Work required: In the material below, the lines containing the word "matplotlib" are required; copy each of them.

Entries supplied:

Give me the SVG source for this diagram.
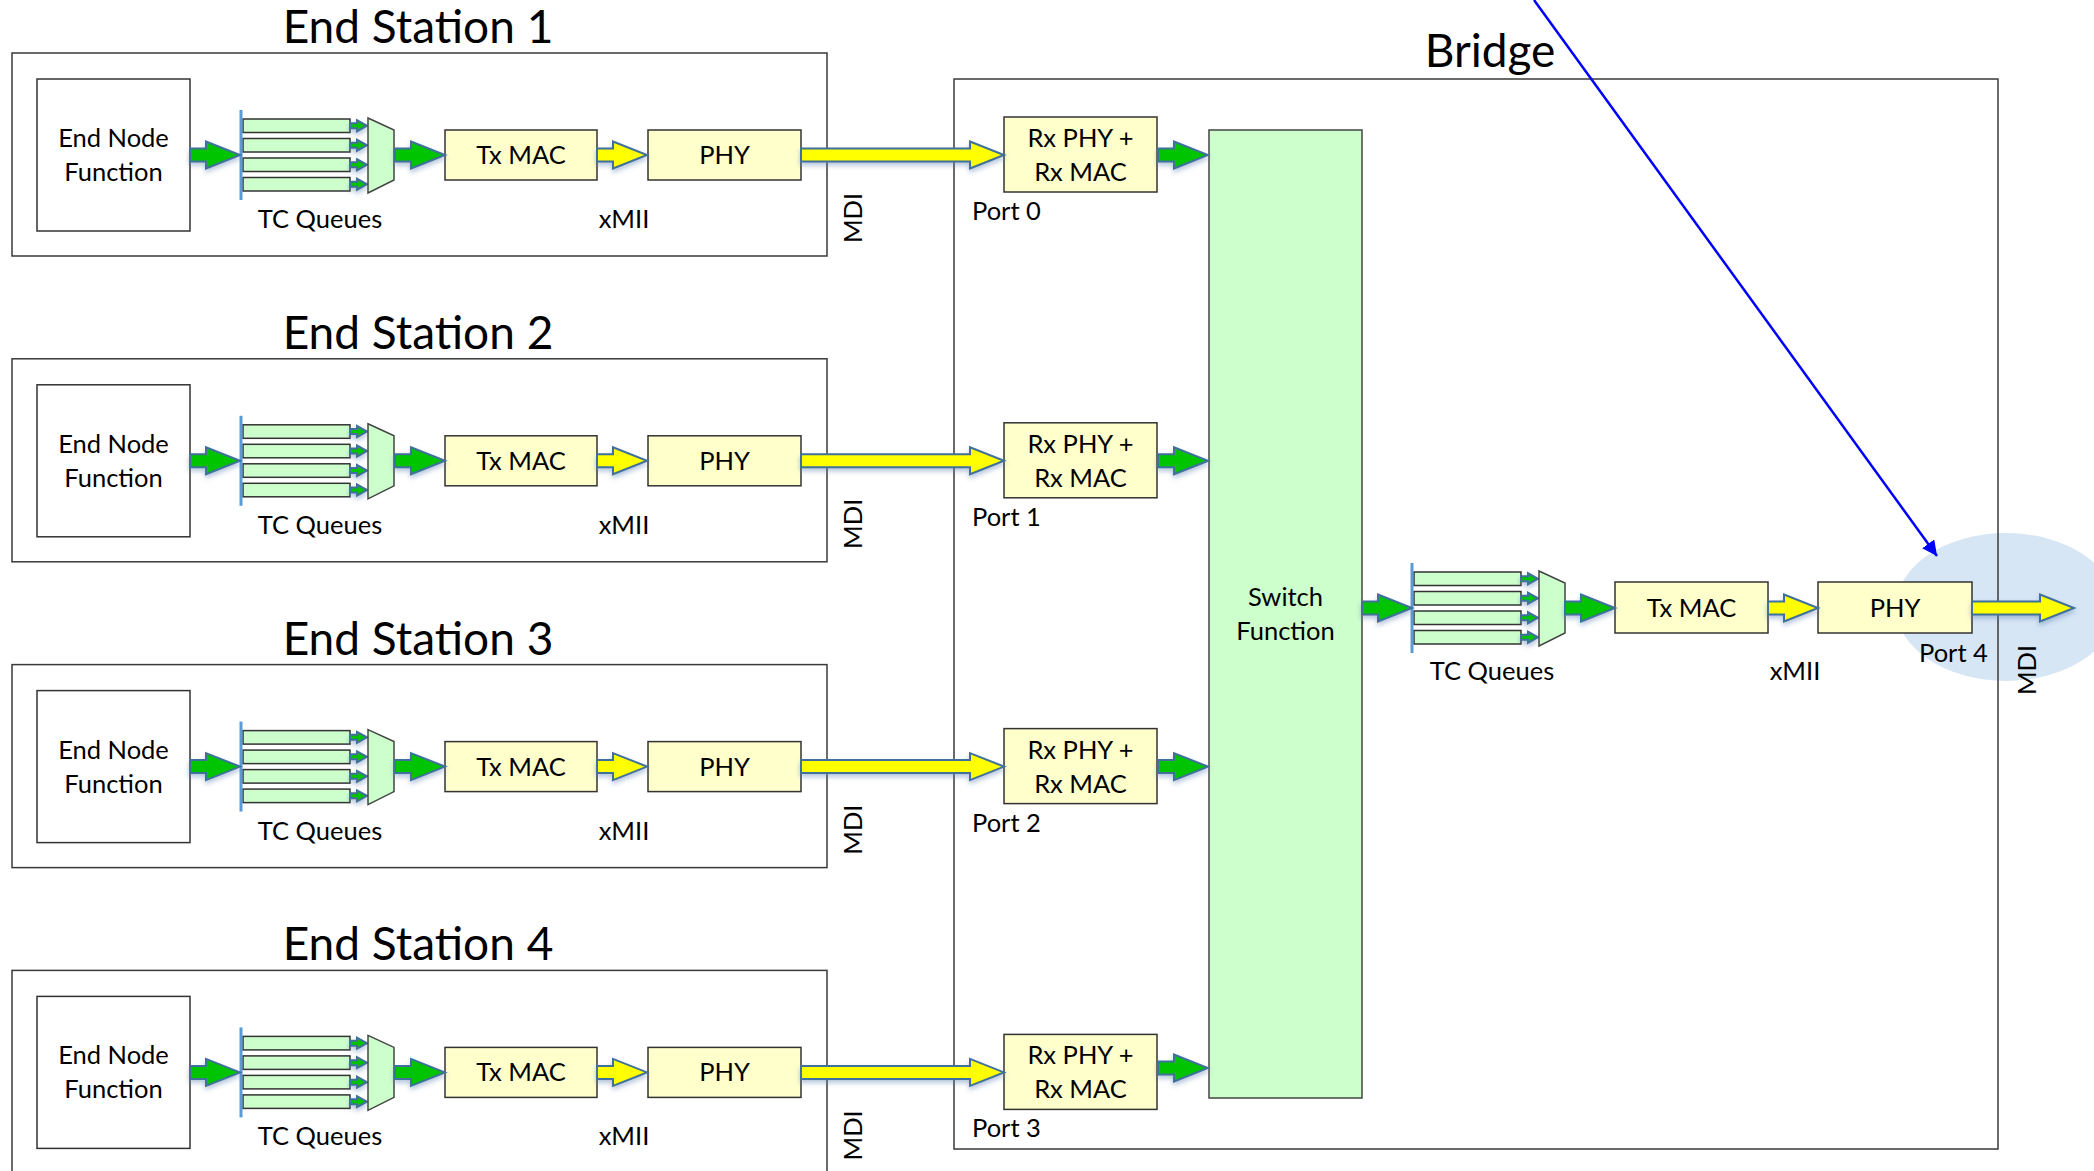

==

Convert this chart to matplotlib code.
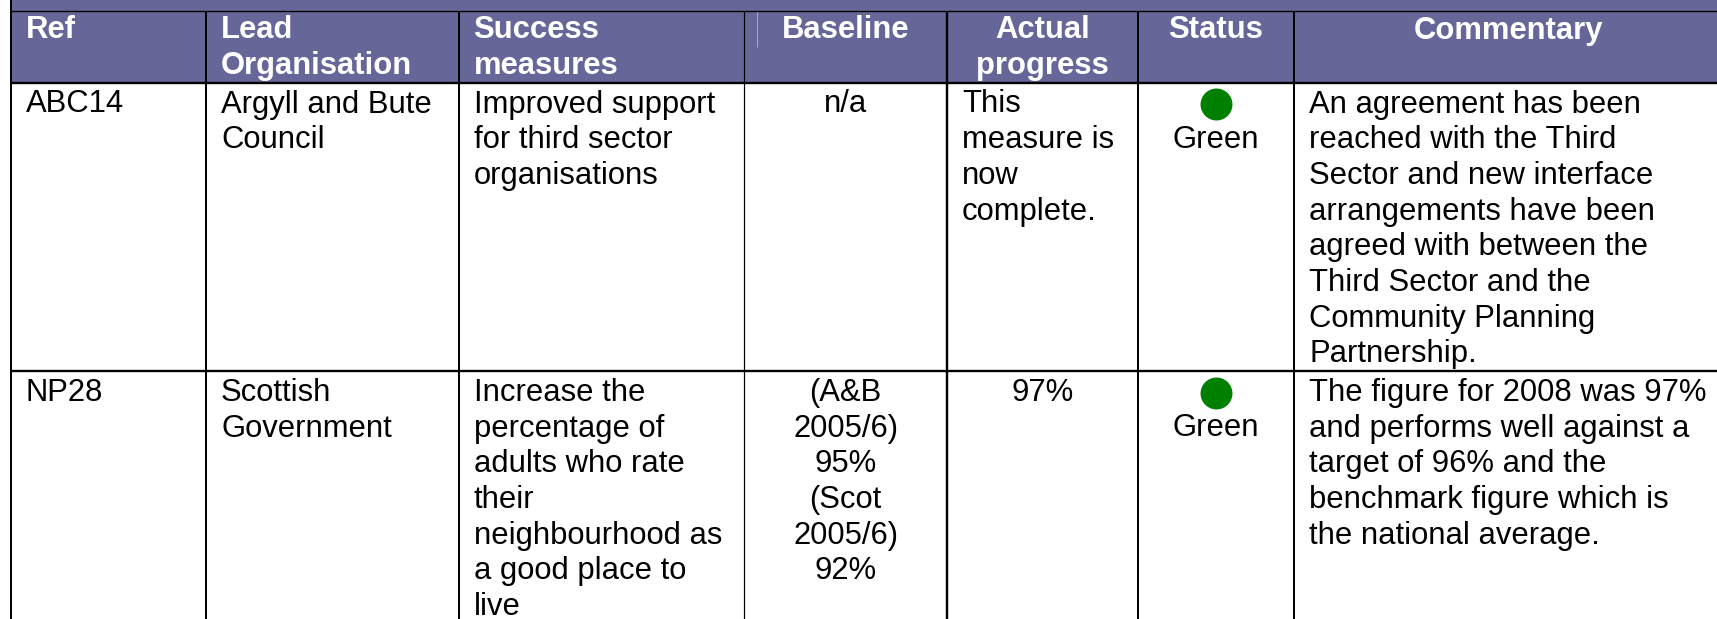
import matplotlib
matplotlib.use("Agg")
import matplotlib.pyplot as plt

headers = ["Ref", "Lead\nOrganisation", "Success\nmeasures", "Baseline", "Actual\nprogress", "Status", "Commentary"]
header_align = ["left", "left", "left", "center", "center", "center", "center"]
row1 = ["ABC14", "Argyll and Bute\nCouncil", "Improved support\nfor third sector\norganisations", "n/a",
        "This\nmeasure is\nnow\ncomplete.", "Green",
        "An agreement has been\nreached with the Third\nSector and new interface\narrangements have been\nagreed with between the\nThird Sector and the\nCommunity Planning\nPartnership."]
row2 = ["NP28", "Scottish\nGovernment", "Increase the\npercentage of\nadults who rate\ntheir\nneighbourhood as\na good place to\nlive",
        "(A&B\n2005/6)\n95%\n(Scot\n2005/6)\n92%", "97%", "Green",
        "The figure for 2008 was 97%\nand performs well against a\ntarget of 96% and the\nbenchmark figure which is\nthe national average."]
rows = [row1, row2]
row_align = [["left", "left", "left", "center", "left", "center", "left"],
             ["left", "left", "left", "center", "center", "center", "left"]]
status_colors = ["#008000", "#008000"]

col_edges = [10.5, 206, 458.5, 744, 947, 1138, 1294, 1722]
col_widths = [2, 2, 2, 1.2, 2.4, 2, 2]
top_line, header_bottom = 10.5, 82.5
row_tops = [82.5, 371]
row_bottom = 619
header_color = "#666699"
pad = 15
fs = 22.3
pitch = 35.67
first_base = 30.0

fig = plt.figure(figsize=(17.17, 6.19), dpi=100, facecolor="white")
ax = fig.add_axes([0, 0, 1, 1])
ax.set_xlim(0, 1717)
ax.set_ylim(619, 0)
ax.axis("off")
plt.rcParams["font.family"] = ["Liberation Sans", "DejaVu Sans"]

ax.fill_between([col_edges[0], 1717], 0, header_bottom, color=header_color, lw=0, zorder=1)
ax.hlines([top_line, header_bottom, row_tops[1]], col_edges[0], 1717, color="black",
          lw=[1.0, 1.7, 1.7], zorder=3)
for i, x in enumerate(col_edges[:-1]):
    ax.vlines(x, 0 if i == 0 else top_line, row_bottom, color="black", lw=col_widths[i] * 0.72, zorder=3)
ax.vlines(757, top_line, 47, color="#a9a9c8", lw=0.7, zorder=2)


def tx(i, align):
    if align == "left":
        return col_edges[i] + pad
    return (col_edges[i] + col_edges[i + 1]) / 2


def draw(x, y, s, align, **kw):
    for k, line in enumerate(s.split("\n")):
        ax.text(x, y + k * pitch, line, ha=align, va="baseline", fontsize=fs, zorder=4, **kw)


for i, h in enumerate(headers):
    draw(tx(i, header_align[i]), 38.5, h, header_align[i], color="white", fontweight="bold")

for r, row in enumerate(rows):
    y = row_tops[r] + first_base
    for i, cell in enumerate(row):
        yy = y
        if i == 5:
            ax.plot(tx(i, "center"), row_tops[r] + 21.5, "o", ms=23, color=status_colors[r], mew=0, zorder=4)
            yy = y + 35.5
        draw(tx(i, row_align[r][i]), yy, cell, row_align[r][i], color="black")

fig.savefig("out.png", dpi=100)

Result of the exercise:
Convert this chart to matplotlib code.
import matplotlib
matplotlib.use("Agg")
import matplotlib.pyplot as plt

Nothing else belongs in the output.